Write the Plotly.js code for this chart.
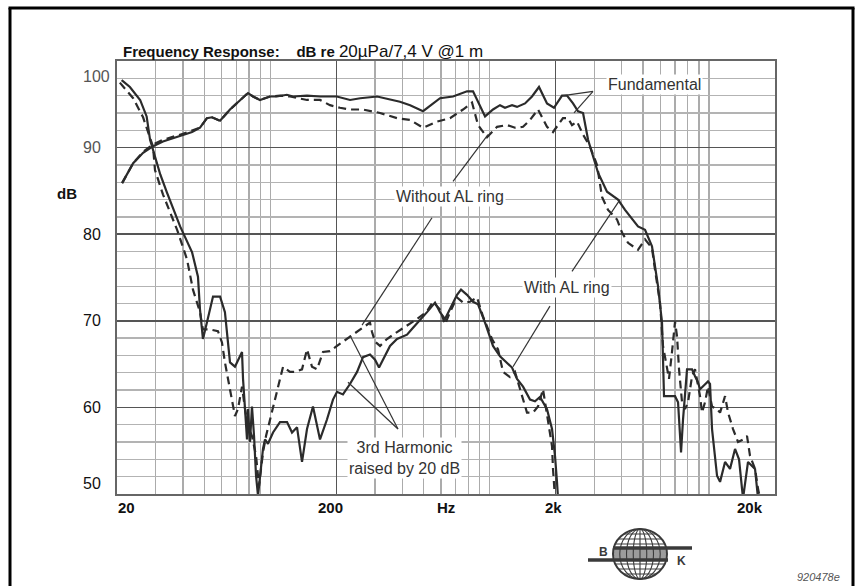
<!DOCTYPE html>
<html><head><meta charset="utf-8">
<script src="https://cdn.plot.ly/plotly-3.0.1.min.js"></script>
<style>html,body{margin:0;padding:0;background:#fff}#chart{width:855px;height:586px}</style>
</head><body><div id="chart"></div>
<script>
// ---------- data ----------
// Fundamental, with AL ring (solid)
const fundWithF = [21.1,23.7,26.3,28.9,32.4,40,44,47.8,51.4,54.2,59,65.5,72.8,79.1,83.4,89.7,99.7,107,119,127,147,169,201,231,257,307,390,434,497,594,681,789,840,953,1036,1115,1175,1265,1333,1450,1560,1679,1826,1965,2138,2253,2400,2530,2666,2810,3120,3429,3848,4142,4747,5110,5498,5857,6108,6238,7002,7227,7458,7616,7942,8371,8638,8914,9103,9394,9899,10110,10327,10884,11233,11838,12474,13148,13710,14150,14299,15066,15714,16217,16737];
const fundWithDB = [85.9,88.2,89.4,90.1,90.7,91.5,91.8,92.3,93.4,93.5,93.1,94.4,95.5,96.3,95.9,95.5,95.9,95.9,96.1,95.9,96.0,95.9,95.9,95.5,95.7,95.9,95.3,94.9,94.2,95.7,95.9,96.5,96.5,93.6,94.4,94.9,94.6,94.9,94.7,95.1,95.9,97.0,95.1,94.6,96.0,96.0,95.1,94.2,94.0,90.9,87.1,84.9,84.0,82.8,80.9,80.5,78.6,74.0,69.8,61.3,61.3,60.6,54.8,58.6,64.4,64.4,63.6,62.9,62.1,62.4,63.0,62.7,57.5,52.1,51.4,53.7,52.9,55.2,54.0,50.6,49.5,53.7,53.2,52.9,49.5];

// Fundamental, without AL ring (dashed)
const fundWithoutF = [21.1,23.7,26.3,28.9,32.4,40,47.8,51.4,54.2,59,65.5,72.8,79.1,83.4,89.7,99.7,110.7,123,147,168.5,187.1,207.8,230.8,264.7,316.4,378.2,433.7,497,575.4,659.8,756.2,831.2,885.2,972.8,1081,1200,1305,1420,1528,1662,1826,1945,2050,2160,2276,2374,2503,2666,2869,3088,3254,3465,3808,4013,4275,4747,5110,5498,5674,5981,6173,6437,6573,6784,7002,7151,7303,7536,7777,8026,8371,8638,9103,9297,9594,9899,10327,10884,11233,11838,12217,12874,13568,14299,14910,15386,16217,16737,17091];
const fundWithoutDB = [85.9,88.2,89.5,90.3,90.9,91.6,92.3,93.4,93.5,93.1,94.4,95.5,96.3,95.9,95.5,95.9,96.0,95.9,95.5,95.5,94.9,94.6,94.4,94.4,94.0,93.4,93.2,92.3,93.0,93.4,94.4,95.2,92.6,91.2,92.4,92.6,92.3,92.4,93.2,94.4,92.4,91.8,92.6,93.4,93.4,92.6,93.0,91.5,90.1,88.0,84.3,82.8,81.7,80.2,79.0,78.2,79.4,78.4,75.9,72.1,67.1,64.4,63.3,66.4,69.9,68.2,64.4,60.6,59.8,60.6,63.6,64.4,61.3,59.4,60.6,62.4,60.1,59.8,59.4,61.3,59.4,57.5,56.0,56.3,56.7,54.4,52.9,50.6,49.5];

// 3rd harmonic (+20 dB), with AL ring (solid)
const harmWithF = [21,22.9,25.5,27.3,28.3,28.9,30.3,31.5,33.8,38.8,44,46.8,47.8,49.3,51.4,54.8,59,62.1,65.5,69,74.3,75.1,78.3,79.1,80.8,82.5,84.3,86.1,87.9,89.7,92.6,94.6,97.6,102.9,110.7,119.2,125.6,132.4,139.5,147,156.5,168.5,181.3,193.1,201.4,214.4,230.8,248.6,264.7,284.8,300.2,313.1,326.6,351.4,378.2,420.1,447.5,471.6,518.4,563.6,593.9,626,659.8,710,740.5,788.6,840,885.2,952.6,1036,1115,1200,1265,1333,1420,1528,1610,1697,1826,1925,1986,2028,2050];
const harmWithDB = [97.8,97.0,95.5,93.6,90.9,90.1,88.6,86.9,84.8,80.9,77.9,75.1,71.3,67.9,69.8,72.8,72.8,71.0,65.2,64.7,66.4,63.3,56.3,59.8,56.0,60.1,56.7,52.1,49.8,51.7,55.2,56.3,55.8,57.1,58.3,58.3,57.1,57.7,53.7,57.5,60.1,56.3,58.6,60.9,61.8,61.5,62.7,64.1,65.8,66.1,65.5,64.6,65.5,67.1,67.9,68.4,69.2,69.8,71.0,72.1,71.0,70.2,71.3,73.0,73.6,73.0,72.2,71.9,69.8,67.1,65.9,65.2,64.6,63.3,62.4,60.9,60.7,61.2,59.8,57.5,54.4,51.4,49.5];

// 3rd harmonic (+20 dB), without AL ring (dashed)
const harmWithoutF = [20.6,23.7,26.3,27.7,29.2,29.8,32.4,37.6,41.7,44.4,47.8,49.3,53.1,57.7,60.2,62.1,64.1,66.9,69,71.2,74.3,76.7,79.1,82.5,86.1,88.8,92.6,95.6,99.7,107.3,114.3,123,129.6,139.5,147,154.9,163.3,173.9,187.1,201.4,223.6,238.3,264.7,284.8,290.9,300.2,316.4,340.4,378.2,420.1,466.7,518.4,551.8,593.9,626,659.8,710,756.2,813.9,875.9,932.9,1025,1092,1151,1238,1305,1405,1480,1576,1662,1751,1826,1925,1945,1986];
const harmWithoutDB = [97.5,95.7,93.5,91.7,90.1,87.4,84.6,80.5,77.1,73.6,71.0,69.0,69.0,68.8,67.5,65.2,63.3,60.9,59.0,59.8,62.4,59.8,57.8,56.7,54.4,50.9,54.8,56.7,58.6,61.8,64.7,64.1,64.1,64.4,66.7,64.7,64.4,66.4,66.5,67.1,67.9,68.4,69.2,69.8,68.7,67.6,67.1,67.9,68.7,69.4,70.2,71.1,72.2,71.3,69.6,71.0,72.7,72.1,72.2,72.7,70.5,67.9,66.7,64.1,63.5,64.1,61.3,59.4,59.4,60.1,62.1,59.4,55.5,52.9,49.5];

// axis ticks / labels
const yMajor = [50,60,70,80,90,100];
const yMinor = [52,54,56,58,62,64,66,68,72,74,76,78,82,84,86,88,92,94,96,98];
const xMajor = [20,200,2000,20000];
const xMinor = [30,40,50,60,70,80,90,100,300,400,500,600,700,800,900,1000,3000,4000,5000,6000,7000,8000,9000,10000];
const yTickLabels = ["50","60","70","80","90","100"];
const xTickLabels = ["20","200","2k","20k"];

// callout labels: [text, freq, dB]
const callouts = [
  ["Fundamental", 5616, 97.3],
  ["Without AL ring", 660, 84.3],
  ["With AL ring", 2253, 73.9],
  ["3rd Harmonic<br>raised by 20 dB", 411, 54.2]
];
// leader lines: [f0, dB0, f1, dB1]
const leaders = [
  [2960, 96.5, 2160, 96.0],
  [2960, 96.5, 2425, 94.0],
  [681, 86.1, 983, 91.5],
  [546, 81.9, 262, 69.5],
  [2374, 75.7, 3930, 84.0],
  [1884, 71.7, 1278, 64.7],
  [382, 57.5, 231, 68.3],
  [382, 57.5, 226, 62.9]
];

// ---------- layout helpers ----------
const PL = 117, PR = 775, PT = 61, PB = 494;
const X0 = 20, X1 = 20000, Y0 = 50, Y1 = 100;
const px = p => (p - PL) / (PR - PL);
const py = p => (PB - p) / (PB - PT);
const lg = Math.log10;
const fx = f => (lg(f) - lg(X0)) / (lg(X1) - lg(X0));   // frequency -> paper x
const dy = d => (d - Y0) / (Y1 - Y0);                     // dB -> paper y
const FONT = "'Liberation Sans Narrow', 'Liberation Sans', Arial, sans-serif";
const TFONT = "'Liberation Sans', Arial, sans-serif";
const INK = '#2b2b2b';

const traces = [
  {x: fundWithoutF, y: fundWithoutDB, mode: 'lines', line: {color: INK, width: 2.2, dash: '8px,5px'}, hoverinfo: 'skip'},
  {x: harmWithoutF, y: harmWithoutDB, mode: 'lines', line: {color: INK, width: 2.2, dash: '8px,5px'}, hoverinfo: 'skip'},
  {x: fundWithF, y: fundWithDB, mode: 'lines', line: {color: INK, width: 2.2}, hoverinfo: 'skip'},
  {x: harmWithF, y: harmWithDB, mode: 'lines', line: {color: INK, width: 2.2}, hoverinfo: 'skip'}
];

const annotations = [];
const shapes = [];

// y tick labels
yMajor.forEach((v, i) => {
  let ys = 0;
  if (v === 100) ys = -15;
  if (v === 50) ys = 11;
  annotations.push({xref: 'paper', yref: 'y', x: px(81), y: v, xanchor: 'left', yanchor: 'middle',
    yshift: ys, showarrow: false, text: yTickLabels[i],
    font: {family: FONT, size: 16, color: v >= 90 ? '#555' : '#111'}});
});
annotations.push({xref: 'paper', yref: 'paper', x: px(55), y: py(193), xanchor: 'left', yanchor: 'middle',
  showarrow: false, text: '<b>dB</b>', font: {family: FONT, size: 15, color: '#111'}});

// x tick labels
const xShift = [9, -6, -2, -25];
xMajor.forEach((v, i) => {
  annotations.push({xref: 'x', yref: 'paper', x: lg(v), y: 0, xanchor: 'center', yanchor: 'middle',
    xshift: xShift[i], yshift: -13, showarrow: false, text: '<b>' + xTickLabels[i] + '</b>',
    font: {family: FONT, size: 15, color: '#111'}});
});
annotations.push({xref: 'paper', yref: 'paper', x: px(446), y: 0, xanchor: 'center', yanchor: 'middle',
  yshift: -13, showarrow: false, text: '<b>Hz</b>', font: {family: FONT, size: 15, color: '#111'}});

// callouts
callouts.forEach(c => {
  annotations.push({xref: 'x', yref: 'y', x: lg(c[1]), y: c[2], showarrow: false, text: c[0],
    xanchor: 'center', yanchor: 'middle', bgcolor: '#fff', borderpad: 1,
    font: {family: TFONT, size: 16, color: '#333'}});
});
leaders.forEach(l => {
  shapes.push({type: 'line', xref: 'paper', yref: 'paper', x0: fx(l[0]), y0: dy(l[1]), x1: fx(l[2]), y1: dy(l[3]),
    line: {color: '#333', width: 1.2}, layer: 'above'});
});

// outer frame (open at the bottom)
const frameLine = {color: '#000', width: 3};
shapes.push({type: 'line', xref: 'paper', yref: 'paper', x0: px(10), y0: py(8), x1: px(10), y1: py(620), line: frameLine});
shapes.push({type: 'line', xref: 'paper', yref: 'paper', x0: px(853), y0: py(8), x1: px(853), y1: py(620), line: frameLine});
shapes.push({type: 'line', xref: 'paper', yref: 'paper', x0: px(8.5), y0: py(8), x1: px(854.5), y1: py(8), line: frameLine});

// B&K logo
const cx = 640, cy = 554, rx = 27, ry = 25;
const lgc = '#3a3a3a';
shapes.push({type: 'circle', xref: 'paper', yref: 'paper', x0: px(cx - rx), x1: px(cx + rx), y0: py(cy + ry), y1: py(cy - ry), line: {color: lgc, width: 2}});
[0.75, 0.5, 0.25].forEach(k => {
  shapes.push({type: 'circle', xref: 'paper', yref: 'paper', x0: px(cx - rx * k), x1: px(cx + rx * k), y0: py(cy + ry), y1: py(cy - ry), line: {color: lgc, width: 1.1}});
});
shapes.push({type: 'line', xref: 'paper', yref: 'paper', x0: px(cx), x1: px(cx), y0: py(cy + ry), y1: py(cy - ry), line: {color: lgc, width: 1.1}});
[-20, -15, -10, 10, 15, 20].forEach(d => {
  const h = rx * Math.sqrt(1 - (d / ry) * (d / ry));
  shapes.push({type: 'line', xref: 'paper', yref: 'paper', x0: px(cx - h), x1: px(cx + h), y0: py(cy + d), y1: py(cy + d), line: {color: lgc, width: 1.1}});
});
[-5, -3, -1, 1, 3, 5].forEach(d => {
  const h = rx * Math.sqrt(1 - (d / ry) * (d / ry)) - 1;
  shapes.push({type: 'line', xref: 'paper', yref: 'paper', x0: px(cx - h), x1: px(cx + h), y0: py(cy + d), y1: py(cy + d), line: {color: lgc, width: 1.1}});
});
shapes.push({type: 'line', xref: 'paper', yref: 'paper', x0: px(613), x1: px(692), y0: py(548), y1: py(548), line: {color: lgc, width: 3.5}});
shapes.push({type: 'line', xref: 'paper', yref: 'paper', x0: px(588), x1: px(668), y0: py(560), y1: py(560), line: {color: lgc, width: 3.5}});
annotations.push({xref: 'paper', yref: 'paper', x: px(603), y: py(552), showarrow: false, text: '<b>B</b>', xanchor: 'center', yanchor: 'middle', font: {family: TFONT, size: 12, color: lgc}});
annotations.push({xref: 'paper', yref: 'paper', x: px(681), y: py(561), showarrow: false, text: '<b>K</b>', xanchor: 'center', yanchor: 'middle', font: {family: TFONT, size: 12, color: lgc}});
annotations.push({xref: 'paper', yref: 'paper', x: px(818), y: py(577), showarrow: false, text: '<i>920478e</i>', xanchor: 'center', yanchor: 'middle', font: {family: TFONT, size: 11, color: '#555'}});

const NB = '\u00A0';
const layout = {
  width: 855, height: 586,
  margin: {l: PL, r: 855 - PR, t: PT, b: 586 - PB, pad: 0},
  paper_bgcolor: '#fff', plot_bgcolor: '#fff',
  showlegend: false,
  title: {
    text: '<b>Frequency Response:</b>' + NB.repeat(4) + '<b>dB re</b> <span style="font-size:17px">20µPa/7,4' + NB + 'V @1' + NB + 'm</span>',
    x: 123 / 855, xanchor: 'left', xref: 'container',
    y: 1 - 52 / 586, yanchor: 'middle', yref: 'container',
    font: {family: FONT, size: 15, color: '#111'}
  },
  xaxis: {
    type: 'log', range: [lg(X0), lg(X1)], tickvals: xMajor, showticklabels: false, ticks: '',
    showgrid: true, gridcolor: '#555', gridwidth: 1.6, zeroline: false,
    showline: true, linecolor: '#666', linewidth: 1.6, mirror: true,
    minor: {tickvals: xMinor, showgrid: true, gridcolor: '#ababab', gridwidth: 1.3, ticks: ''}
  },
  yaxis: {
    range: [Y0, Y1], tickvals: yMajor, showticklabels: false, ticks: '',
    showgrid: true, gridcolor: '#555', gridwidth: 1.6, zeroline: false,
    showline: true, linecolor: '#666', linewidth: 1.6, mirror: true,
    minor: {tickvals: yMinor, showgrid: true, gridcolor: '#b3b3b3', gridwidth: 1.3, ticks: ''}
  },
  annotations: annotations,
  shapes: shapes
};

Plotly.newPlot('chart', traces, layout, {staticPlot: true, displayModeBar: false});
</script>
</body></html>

============

▶ **TASK STATEMENT**
Extract all lines that hold the word "chart".

▶ **RESULT**
Write the Plotly.js code for this chart.
<style>html,body{margin:0;padding:0;background:#fff}#chart{width:855px;height:586px}</style>
</head><body><div id="chart"></div>
Plotly.newPlot('chart', traces, layout, {staticPlot: true, displayModeBar: false});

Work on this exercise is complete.